If location and name mean anything in the bike business, Epicenter Cycling is golden. The new shop sprung up in a prominent corner of the rustic Aptos shopping mall. If you’re headed up to Forest of Nisene Marks or over to the Post Office jump park, you can’t miss Epicenter Cycling.
Plus it’s practically within hucking distance of the epicenter of the 1989 Loma Prieta earthquake, the last “Big One” along the San Andreas Fault.
So yes, there’s a lot of shall we say karma at Epicenter Cycling. And more is on the way.
The owner, Shawn Wilson, has big ideas. Among them: Turn the seedy vacant lot between the shop and the jump park into a pump track. You know, like the one Mark Weir put together in Marin County…only better.

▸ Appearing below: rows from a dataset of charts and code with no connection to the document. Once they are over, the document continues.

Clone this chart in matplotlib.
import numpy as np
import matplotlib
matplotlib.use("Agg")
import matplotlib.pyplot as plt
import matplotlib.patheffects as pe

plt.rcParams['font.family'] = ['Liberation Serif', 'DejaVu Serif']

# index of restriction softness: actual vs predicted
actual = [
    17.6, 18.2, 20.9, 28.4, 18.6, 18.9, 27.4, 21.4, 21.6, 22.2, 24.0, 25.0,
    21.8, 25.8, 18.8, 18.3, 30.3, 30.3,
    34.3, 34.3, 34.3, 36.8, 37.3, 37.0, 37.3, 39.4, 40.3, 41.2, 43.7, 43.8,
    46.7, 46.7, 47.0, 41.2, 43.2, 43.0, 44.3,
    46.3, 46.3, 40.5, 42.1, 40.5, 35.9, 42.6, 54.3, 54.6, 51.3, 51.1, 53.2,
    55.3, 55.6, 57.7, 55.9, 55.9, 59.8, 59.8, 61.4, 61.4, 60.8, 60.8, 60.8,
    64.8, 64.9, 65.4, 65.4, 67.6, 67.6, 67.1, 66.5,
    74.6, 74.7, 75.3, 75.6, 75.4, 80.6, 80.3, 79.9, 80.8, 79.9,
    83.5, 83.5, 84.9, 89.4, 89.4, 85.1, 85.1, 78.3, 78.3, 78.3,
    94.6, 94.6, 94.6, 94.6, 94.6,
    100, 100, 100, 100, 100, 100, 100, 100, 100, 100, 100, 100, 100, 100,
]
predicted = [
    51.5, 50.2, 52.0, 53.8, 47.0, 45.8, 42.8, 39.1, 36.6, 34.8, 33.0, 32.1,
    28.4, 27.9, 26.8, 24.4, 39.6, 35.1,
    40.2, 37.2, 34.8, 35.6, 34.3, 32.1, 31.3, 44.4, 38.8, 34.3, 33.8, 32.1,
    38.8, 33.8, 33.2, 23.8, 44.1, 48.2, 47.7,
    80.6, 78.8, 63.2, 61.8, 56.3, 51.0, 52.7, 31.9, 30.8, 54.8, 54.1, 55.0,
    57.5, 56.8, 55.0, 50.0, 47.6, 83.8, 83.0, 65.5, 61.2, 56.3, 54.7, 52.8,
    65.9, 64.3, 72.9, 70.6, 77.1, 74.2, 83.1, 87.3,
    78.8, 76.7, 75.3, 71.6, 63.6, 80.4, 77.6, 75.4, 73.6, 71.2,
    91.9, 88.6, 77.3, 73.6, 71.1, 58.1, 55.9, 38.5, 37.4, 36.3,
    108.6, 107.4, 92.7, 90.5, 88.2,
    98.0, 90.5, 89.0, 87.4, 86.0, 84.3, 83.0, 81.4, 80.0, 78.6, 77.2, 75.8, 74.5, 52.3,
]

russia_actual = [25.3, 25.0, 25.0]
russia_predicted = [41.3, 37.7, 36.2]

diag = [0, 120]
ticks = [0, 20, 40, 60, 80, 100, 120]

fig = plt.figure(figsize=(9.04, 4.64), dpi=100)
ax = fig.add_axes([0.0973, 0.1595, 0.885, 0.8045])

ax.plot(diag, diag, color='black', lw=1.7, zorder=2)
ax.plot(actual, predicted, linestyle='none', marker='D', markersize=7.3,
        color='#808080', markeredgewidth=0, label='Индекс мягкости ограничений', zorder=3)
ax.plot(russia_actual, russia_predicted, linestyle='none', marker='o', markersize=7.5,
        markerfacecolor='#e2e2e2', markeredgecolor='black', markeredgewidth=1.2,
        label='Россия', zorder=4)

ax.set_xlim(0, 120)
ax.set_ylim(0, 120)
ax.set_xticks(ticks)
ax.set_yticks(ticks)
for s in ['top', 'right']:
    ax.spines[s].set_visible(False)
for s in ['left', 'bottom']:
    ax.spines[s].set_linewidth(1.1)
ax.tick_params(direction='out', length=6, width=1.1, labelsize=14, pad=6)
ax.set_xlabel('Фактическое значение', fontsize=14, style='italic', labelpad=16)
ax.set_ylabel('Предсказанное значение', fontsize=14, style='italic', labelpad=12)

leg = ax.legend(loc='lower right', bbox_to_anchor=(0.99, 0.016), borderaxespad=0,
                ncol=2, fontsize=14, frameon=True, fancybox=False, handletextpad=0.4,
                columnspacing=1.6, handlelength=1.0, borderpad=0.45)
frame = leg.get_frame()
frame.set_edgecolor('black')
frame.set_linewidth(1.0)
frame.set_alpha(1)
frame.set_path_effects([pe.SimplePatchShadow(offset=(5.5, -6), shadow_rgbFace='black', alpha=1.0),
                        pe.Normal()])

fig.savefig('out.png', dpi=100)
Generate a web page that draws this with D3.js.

“We want it to be a showcase for this community and the cycling world,” Wilson said. He knows he’s got a bit of an uphill go, what with planning department muster and zoning changes, neither of which have encountered something called a pump track before. But he does have allies within County officialdom, Wilson said, and is confident that code alterations can be made.
Epicenter is for all cycling comers, from family to road to mountain bikes of all stripes. Its main line is Trek, which Wilson, a former manager for Summit Bicycles in Los Gatos, is pretty high on. Trek is in a great position to leverage the current carbon rage in bike design. It’s been working with carbon since the beginning and knows the technology inside out. (Remember the carbon Y bikes of the mid-’90s? I had a Y-33 which, despite being noisy and using by today’s standards primitive single-pivot technology, was a real ripper to ride.)
Plus Trek builds all its carbon bikes in the U.S., the only major company which can make that claim. In fact, outside of Trek and a handful of boutique builders like Sherwood Gibson’s Ventana east of Sacto, nearly all bike frames are made abroad, with the majority of carbon in Taiwan. To be fair, Taiwan made a huge and early commitment to carbon and has the capability to build just about any bike configuration to spec, at a price cheap enough to be competitive with anything domestic. All the more reason to tip the hat to Trek, though, for sticking with its original “Made in USA” promise. (I also bought one of Trek’s first touring frames back in the late 1970s, which I still have. The Y-33 got stolen in Portland, the cycling capital of the universe and no slouch in the theft department either. But we digress…)
Epicenter boasts a full repair shop, lots of bling and goodies, and an impressive warranty. For any bike you buy, you get free lifetime routine maintenance — cables, derailleurs, brakes and so on. (Not, understandably, bigger stuff like bottom brackets and hubs.) Just bring it in and the wrenches will bring it back to spec. Combined with Trek’s lifetime frame warranty, “You’re pretty much guaranteed to stay rolling as long as you own the bike,” Wilson said.
We wish Shawn and the gang the best of luck. And when that pump track opens, watch out. The whole town of Aptos will be shimmering and shaking all over again, but in entirely welcome ways.